● Requirements
Output the full listing below exactly as it reads, and skip anything that is a picture.
______
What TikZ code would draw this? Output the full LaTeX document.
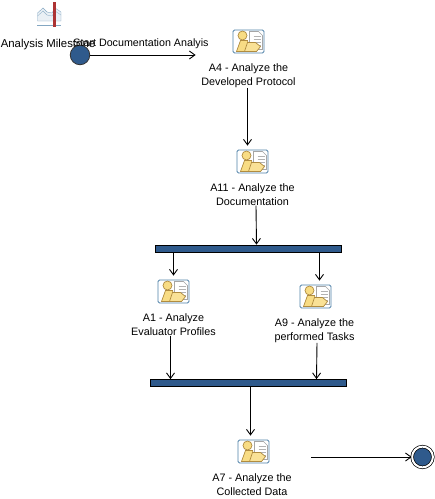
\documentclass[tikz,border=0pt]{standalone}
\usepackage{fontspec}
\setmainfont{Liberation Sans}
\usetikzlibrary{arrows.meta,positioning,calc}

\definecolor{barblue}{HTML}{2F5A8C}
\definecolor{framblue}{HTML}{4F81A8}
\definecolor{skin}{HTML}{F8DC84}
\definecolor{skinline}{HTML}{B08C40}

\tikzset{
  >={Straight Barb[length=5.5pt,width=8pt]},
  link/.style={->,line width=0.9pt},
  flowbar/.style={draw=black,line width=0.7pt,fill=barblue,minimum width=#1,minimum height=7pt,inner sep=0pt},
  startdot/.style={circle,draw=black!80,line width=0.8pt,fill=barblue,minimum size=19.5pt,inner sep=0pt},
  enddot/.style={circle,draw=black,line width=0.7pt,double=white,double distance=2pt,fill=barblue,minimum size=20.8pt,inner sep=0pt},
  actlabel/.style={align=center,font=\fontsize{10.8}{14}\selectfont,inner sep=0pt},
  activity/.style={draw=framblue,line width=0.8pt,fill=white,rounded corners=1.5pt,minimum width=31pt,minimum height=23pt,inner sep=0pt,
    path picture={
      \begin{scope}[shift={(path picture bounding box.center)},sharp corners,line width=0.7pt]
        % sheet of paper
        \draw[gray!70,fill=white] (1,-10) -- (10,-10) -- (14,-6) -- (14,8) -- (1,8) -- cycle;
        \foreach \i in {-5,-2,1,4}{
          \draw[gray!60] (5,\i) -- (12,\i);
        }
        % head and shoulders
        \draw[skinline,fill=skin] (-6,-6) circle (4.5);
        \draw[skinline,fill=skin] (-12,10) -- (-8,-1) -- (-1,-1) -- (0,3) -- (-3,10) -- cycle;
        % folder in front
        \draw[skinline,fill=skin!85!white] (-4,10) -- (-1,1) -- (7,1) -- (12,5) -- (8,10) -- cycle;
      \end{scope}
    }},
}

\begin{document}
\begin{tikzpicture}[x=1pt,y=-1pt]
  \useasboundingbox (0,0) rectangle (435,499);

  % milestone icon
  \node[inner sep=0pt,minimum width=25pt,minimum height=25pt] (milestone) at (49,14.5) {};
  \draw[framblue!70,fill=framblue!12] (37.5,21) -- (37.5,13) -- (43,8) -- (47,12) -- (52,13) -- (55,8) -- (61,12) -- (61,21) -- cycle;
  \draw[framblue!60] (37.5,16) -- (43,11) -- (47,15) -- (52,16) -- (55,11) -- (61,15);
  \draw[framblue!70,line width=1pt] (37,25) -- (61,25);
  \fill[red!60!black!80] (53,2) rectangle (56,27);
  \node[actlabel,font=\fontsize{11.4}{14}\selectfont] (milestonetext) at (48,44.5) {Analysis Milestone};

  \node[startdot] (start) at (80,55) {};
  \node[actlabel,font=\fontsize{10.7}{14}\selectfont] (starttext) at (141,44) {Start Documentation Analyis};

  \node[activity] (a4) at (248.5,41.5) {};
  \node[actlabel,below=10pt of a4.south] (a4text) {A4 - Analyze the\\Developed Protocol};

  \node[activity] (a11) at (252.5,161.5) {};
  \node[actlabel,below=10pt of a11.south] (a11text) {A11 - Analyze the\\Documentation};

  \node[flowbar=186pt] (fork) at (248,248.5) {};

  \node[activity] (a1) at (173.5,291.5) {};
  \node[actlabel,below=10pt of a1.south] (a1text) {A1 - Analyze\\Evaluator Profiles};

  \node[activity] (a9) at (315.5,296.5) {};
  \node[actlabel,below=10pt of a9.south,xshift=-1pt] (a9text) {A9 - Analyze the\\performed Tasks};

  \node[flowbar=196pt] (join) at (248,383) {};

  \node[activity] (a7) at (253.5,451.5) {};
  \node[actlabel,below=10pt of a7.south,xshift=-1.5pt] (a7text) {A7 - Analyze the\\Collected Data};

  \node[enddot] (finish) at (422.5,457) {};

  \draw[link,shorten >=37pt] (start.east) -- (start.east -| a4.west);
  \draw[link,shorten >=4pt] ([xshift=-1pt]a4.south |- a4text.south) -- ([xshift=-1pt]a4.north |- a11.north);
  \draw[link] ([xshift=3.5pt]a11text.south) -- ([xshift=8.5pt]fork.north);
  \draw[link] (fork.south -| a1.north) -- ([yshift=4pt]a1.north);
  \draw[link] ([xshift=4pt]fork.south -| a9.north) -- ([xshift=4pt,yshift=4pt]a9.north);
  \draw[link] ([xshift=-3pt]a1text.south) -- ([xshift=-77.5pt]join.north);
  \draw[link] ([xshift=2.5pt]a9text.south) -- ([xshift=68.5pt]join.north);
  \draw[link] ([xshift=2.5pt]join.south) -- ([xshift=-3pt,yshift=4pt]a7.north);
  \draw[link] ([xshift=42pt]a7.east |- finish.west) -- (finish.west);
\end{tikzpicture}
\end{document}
______
● Result below
What TikZ code would draw this? Output the full LaTeX document.
\documentclass[tikz,border=0pt]{standalone}
\usepackage{fontspec}
\setmainfont{Liberation Sans}
\usetikzlibrary{arrows.meta,positioning,calc}

\definecolor{barblue}{HTML}{2F5A8C}
\definecolor{framblue}{HTML}{4F81A8}
\definecolor{skin}{HTML}{F8DC84}
\definecolor{skinline}{HTML}{B08C40}

\tikzset{
  >={Straight Barb[length=5.5pt,width=8pt]},
  link/.style={->,line width=0.9pt},
  flowbar/.style={draw=black,line width=0.7pt,fill=barblue,minimum width=#1,minimum height=7pt,inner sep=0pt},
  startdot/.style={circle,draw=black!80,line width=0.8pt,fill=barblue,minimum size=19.5pt,inner sep=0pt},
  enddot/.style={circle,draw=black,line width=0.7pt,double=white,double distance=2pt,fill=barblue,minimum size=20.8pt,inner sep=0pt},
  actlabel/.style={align=center,font=\fontsize{10.8}{14}\selectfont,inner sep=0pt},
  activity/.style={draw=framblue,line width=0.8pt,fill=white,rounded corners=1.5pt,minimum width=31pt,minimum height=23pt,inner sep=0pt,
    path picture={
      \begin{scope}[shift={(path picture bounding box.center)},sharp corners,line width=0.7pt]
        % sheet of paper
        \draw[gray!70,fill=white] (1,-10) -- (10,-10) -- (14,-6) -- (14,8) -- (1,8) -- cycle;
        \foreach \i in {-5,-2,1,4}{
          \draw[gray!60] (5,\i) -- (12,\i);
        }
        % head and shoulders
        \draw[skinline,fill=skin] (-6,-6) circle (4.5);
        \draw[skinline,fill=skin] (-12,10) -- (-8,-1) -- (-1,-1) -- (0,3) -- (-3,10) -- cycle;
        % folder in front
        \draw[skinline,fill=skin!85!white] (-4,10) -- (-1,1) -- (7,1) -- (12,5) -- (8,10) -- cycle;
      \end{scope}
    }},
}

\begin{document}
\begin{tikzpicture}[x=1pt,y=-1pt]
  \useasboundingbox (0,0) rectangle (435,499);

  % milestone icon
  \node[inner sep=0pt,minimum width=25pt,minimum height=25pt] (milestone) at (49,14.5) {};
  \draw[framblue!70,fill=framblue!12] (37.5,21) -- (37.5,13) -- (43,8) -- (47,12) -- (52,13) -- (55,8) -- (61,12) -- (61,21) -- cycle;
  \draw[framblue!60] (37.5,16) -- (43,11) -- (47,15) -- (52,16) -- (55,11) -- (61,15);
  \draw[framblue!70,line width=1pt] (37,25) -- (61,25);
  \fill[red!60!black!80] (53,2) rectangle (56,27);
  \node[actlabel,font=\fontsize{11.4}{14}\selectfont] (milestonetext) at (48,44.5) {Analysis Milestone};

  \node[startdot] (start) at (80,55) {};
  \node[actlabel,font=\fontsize{10.7}{14}\selectfont] (starttext) at (141,44) {Start Documentation Analyis};

  \node[activity] (a4) at (248.5,41.5) {};
  \node[actlabel,below=10pt of a4.south] (a4text) {A4 - Analyze the\\Developed Protocol};

  \node[activity] (a11) at (252.5,161.5) {};
  \node[actlabel,below=10pt of a11.south] (a11text) {A11 - Analyze the\\Documentation};

  \node[flowbar=186pt] (fork) at (248,248.5) {};

  \node[activity] (a1) at (173.5,291.5) {};
  \node[actlabel,below=10pt of a1.south] (a1text) {A1 - Analyze\\Evaluator Profiles};

  \node[activity] (a9) at (315.5,296.5) {};
  \node[actlabel,below=10pt of a9.south,xshift=-1pt] (a9text) {A9 - Analyze the\\performed Tasks};

  \node[flowbar=196pt] (join) at (248,383) {};

  \node[activity] (a7) at (253.5,451.5) {};
  \node[actlabel,below=10pt of a7.south,xshift=-1.5pt] (a7text) {A7 - Analyze the\\Collected Data};

  \node[enddot] (finish) at (422.5,457) {};

  \draw[link,shorten >=37pt] (start.east) -- (start.east -| a4.west);
  \draw[link,shorten >=4pt] ([xshift=-1pt]a4.south |- a4text.south) -- ([xshift=-1pt]a4.north |- a11.north);
  \draw[link] ([xshift=3.5pt]a11text.south) -- ([xshift=8.5pt]fork.north);
  \draw[link] (fork.south -| a1.north) -- ([yshift=4pt]a1.north);
  \draw[link] ([xshift=4pt]fork.south -| a9.north) -- ([xshift=4pt,yshift=4pt]a9.north);
  \draw[link] ([xshift=-3pt]a1text.south) -- ([xshift=-77.5pt]join.north);
  \draw[link] ([xshift=2.5pt]a9text.south) -- ([xshift=68.5pt]join.north);
  \draw[link] ([xshift=2.5pt]join.south) -- ([xshift=-3pt,yshift=4pt]a7.north);
  \draw[link] ([xshift=42pt]a7.east |- finish.west) -- (finish.west);
\end{tikzpicture}
\end{document}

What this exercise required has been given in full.